By fair, I mean, not “rigged” — the word of the decade for a reason — to give advantages to some that are not enjoyed by others. Indeed, one reading of the rise of demagogic leaders in the Republican Party (a process begun by Pat Buchanan in the 1990s, continued by Sarah Palin and culminating in Donald Trump) was the rage of what journalist Jeremy Peters describes as the party’s “valley trash” at being passed over by establishment members for leadership positions.
But the rage of non-establishment Republicans ran deeper than that, targeting the policy tentacles of trickle-down economics — everything from high immigration to borderless trade — that benefitted the establishment but delivered downward mobility and economic insecurity to them.
Only when such grievances were ignored, the argument runs, did the “base” go nuclear. Nominating and then helping to elect a president whose appeal was tribal. He looked and sounded like them, and proudly trumpeted their religious and racial biases. But most importantly, he was disdained by the same people who disdained them, which meant every time he was up there giving the other side a black eye, it felt like a win for them.
In other words, it was only when rank-and-file Republicans gave up on democracy delivering for them that they lashed out by electing a leader like Trump. A man who, while certainly lacking in experience and integrity, would at least ensure the chronic corruption that characterised Washington would favour them for a change. And if he burned it all down? Well, no loss for them, and at least it would be “wild” — and they’d be in charge.
These tragic yet understandable conclusions are instructive for Australians keen to learn the lessons of America’s democratic unravelling so we can avoid them happening here. The main one is that everyone must have a stake in democracy for it to survive, and that this faith is undermined by individual and democratic corruption.
So, what can we do? The first step is to close the book on what experts commenting on the ASIC decision not to prosecute called “the long-term narrative” of impunity surrounding senior government and political leadership in Australia. No one can be — or be seen to be — above the law.

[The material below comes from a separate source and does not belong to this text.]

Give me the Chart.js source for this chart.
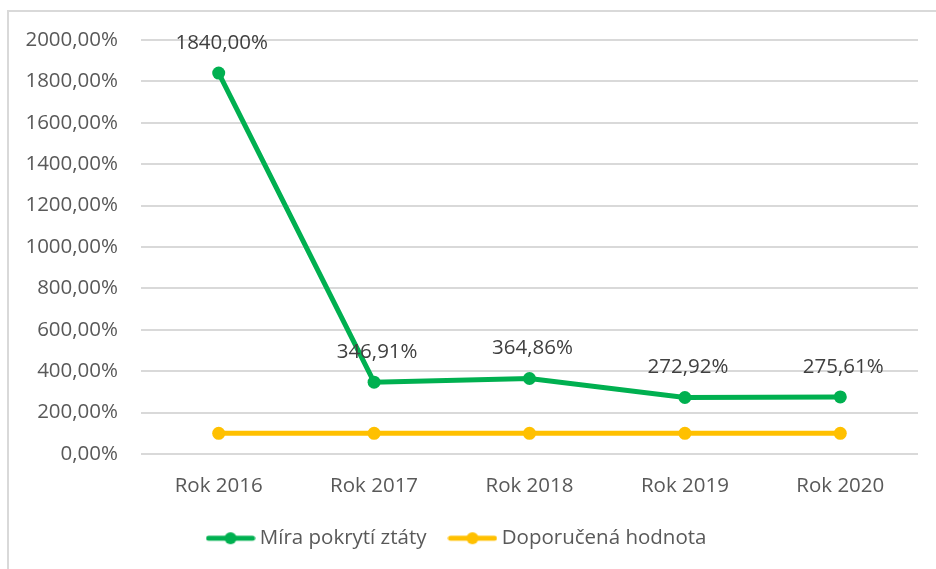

But the problem runs deeper than that, and goes to the corruption of the democratic process itself. The issue of differential access for the rich and other high-fliers to the policy process, and the distorting impact this has on the nature and type of laws passed. How in a democracy designed to serve the public interest did we end up with a law that allows the richest Australians to both pay less tax and to shelter their enormous wealth? And how can we expect Australians to support that system, especially when it stubbornly refuses to change things, even when the rabid unfairness to all but 11,000 of us is pointed out?
Which returns us to the question of the leaders we need to restore faith in Australian democracy before time runs out. Leaders who act with integrity and an absence of entitlement. Who don’t see themselves or anyone else as above the law and will demonstrate this by creating and adequately funding the agencies — from a federal ICAC to ASIC — designed to ensure accountability from those at the top.
And, just as importantly, leaders who will ensure equal access to the policy process so that the only laws that remain on the books, and are written into them, are ones that are designed to serve us all.